Odcięcie od nich może być bardzo bolesne. Szczególnie, że poszczególne smartfony są zbliżone pod kątem technicznym. Na decyzję o zakupie często wpływają drobiazgi, a to, że w jednym modelu można znaleźć pakiet wykorzystywanych na co dzień usług, a w drugim nie, do małych detali nie należy. To duży problem.

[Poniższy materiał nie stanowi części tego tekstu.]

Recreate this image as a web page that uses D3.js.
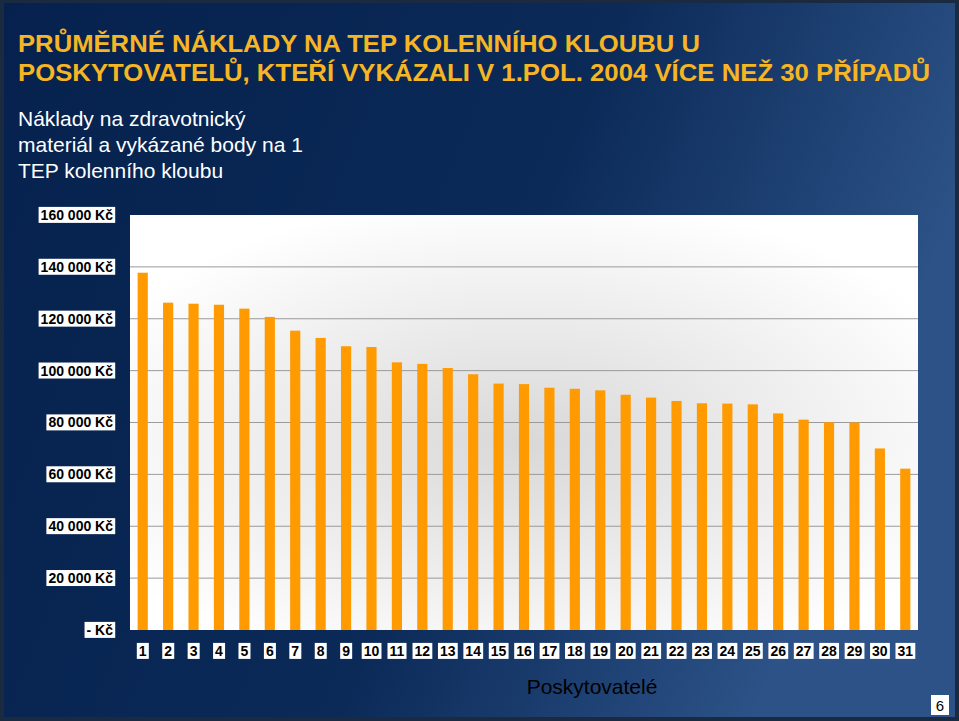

Najlepiej na wszystkim wyszedł Apple, który od lat działa bardzo konsekwentnie
W przyszłości podobny los, który spotkał Huaweia, może dotknąć potencjalnie każdą firmę, korzystającą z Androida - Samsunga, LG czy Sony. Ale jest jedna firma, której to nie straszne. Apple kompletnie nie musi przejmować się tak systemem Google'a, jak i jego usługami.
Dlaczego? Ponieważ od dawna ma ich odpowiedniki:
- Zdjęcia? Jest iPhoto sprzężone z chmurą Apple'a;
- Mapy? Firma z Cupertino ma swoje i z roku na rok są coraz lepsze;
- Asystent? Jest - rozwijana od lat Siri.
Przykładów jest znacznie więcej, ale należy pamiętać też, że ekosystem Apple'a to też wiele rozwiązań, które nie są dostępne dla innych producentów - zatem będące łakomym kąskiem dla klientów. Co więcej, chodzi są to rzeczy dopracowane oraz dopasowane do autorskiego systemu iOS, które gigant opracowuje od wielu lat. Zresztą system to kolejna przewaga - to Apple decyduje o jego aktualizacji, a nie Google, jak w przypadku telefonów z Androidem.
W podobnej sytuacji do Apple'a mogli być również inni producenci
To oczywiście pewne uogólnienie, ale w tym momencie jedynym "zwycięzcą" na rynku wydaje się Apple, którego ekosystem jest w pełni autorski. Firma przez lata konsekwentnie opracowywała własne usługi i nawet mimo początkowych problemów (jak w przypadku Map Apple'a) nie szła na łatwiznę poprzez korzystanie z "gotowców".
Z perspektywy czasu dziwić może jedynie, że Samsung nie wykazał się większą cierpliwością i konsekwencją podczas prac nad alternatywami dla usług Google'a. Tym bardziej, że mogłoby to zwiększyć konkurencyjność na rynku. Szkoda.